----- SUPPLIED INFORMATION -----
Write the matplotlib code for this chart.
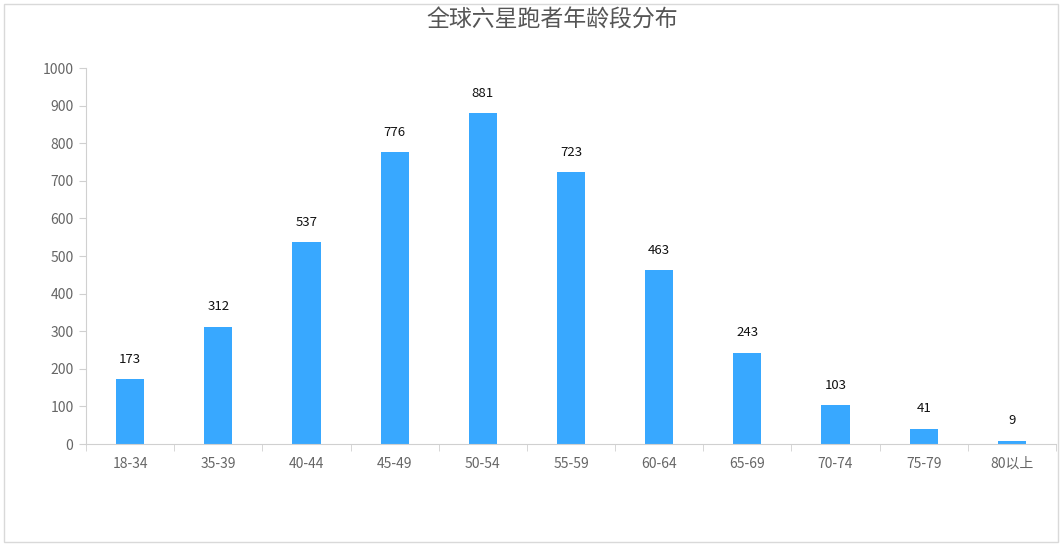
import matplotlib
matplotlib.use('Agg')
import matplotlib.pyplot as plt
import numpy as np
from matplotlib.patches import Rectangle

plt.rcParams['font.family'] = ['Noto Sans CJK SC', 'DejaVu Sans']

# data
age_groups = ['18-34', '35-39', '40-44', '45-49', '50-54', '55-59',
              '60-64', '65-69', '70-74', '75-79', '80以上']
runners = [173, 312, 537, 776, 881, 723, 463, 243, 103, 41, 9]
title = '全球六星跑者年龄段分布'

fig = plt.figure(figsize=(10.63, 5.48), dpi=100)
ax = fig.add_axes([86/1063, 1-444/548, 970/1063, 376/548])

# outer border of the chart box
fig.patches.append(Rectangle((4/1063, 6/548), 1054/1063, 538/548, transform=fig.transFigure,
                             fill=False, edgecolor='#d9d9d9', linewidth=1))

x = np.arange(len(age_groups))
ax.bar(x, runners, width=0.32, color='#38a8ff')
for xi, v in zip(x, runners):
    ax.annotate(str(v), (xi, v), xytext=(0, 9.5), textcoords='offset points',
                ha='center', va='bottom', fontsize=9.5, color='#111111')

ax.set_xlim(-0.5, len(age_groups) - 0.5)
ax.set_ylim(0, 1000)
ax.set_yticks(range(0, 1001, 100))
ax.set_xticks(x)
ax.set_xticklabels(age_groups)
ax.set_xticks(np.arange(-0.5, len(age_groups), 1), minor=True)
ax.tick_params(axis='x', which='major', length=0, pad=9, labelsize=10, labelcolor='#666666')
ax.tick_params(axis='x', which='minor', length=5, color='#d0d0d0')
ax.tick_params(axis='y', length=5, color='#d0d0d0', labelsize=10, labelcolor='#666666', pad=4)

for s in ['top', 'right']:
    ax.spines[s].set_visible(False)
for s in ['left', 'bottom']:
    ax.spines[s].set_color('#d0d0d0')

fig.text(552/1063, 1-20/548, title, ha='center', va='center', fontsize=16.5, color='#555555')

fig.savefig('out.png', dpi=100)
-----
## THE EXERCISE
Write out again, exactly, the lines from the start of the listing up to the line containing "plt.rcParams['font.family'] = ['Noto", with both ends and without pictures.

## ANSWER FOR THE TASK
Write the matplotlib code for this chart.
import matplotlib
matplotlib.use('Agg')
import matplotlib.pyplot as plt
import numpy as np
from matplotlib.patches import Rectangle

plt.rcParams['font.family'] = ['Noto Sans CJK SC', 'DejaVu Sans']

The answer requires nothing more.